**What is needed:** Copy out each line of the listing that has the word "chart" in it.

—————

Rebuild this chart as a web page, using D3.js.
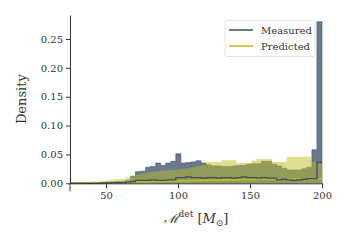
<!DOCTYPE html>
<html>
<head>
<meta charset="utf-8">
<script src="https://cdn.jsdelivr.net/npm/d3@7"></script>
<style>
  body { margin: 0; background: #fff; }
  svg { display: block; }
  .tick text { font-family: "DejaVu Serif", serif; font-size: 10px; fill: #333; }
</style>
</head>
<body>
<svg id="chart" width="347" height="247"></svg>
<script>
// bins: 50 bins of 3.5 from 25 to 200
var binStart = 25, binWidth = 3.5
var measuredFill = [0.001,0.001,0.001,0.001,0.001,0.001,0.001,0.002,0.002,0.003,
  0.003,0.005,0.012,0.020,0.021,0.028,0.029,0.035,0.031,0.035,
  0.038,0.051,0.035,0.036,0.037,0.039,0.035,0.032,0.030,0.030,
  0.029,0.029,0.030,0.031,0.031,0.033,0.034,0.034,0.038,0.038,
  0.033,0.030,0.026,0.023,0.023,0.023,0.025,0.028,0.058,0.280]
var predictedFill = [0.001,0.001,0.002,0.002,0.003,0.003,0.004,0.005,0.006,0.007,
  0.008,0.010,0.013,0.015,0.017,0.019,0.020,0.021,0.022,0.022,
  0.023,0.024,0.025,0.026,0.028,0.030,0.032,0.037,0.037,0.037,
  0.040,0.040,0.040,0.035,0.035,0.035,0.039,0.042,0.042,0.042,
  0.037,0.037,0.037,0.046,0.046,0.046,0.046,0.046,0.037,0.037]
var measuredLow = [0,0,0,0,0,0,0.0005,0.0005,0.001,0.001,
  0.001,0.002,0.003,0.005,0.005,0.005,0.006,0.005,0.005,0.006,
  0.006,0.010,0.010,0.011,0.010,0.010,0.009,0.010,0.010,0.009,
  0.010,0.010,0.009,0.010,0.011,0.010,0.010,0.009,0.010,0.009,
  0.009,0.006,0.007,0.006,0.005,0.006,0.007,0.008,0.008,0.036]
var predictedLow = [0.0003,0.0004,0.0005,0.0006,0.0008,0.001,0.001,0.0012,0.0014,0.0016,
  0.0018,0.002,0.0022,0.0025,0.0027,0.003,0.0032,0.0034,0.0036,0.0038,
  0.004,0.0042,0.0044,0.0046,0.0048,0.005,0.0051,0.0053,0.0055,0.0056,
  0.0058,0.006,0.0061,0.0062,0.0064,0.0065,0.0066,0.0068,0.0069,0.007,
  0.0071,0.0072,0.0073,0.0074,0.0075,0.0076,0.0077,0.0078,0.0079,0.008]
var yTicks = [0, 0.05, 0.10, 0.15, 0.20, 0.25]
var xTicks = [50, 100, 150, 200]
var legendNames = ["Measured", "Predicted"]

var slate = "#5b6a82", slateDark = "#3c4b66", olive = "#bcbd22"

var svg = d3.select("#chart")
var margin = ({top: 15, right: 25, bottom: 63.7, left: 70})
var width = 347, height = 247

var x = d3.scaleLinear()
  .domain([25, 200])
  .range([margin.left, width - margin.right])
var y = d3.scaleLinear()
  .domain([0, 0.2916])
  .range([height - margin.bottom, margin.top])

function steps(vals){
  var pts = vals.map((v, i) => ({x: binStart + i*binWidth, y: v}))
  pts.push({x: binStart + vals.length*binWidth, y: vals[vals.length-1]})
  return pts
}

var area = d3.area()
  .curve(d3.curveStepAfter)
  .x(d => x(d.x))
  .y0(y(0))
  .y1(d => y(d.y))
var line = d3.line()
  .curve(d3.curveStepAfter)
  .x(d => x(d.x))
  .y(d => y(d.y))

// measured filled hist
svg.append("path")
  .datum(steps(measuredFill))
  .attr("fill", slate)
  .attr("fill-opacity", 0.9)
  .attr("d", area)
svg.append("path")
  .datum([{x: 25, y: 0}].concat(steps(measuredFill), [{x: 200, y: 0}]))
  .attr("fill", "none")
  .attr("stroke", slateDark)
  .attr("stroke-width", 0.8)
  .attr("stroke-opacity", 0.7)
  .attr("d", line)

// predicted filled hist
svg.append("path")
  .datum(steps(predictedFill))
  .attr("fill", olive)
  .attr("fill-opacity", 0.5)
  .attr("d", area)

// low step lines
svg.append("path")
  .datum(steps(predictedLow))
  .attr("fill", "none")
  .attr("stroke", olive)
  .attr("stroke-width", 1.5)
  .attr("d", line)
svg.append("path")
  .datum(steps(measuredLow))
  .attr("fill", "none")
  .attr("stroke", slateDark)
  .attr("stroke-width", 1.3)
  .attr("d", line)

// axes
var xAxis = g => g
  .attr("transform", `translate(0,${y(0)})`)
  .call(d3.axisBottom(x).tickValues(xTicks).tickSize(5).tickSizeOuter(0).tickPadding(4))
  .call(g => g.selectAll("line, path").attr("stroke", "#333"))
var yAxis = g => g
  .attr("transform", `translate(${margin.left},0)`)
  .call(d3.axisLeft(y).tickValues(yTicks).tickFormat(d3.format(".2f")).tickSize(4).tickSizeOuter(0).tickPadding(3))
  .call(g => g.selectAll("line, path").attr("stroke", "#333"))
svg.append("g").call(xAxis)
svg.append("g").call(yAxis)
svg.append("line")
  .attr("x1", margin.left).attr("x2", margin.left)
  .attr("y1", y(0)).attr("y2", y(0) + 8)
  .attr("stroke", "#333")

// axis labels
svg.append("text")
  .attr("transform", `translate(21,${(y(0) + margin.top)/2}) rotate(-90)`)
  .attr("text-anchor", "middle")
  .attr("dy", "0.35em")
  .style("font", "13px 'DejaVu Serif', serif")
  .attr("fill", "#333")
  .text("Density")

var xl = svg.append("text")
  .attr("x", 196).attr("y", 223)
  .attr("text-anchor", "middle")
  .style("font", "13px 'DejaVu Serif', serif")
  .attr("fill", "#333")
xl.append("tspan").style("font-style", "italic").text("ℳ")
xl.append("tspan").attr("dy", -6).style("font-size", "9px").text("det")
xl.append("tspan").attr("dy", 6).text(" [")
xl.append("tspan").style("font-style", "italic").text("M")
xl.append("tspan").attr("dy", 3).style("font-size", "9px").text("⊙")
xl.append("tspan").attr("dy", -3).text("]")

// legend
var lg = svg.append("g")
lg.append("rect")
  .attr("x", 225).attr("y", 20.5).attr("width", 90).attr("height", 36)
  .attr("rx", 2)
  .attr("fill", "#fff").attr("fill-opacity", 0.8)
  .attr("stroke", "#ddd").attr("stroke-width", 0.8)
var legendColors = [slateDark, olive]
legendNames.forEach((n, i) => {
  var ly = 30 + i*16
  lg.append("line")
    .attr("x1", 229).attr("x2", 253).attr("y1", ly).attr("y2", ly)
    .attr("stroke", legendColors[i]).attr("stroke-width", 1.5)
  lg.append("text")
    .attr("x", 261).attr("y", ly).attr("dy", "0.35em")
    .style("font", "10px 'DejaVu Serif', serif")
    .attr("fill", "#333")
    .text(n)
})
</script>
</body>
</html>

—————

**Solution below:**
Rebuild this chart as a web page, using D3.js.
<svg id="chart" width="347" height="247"></svg>
var svg = d3.select("#chart")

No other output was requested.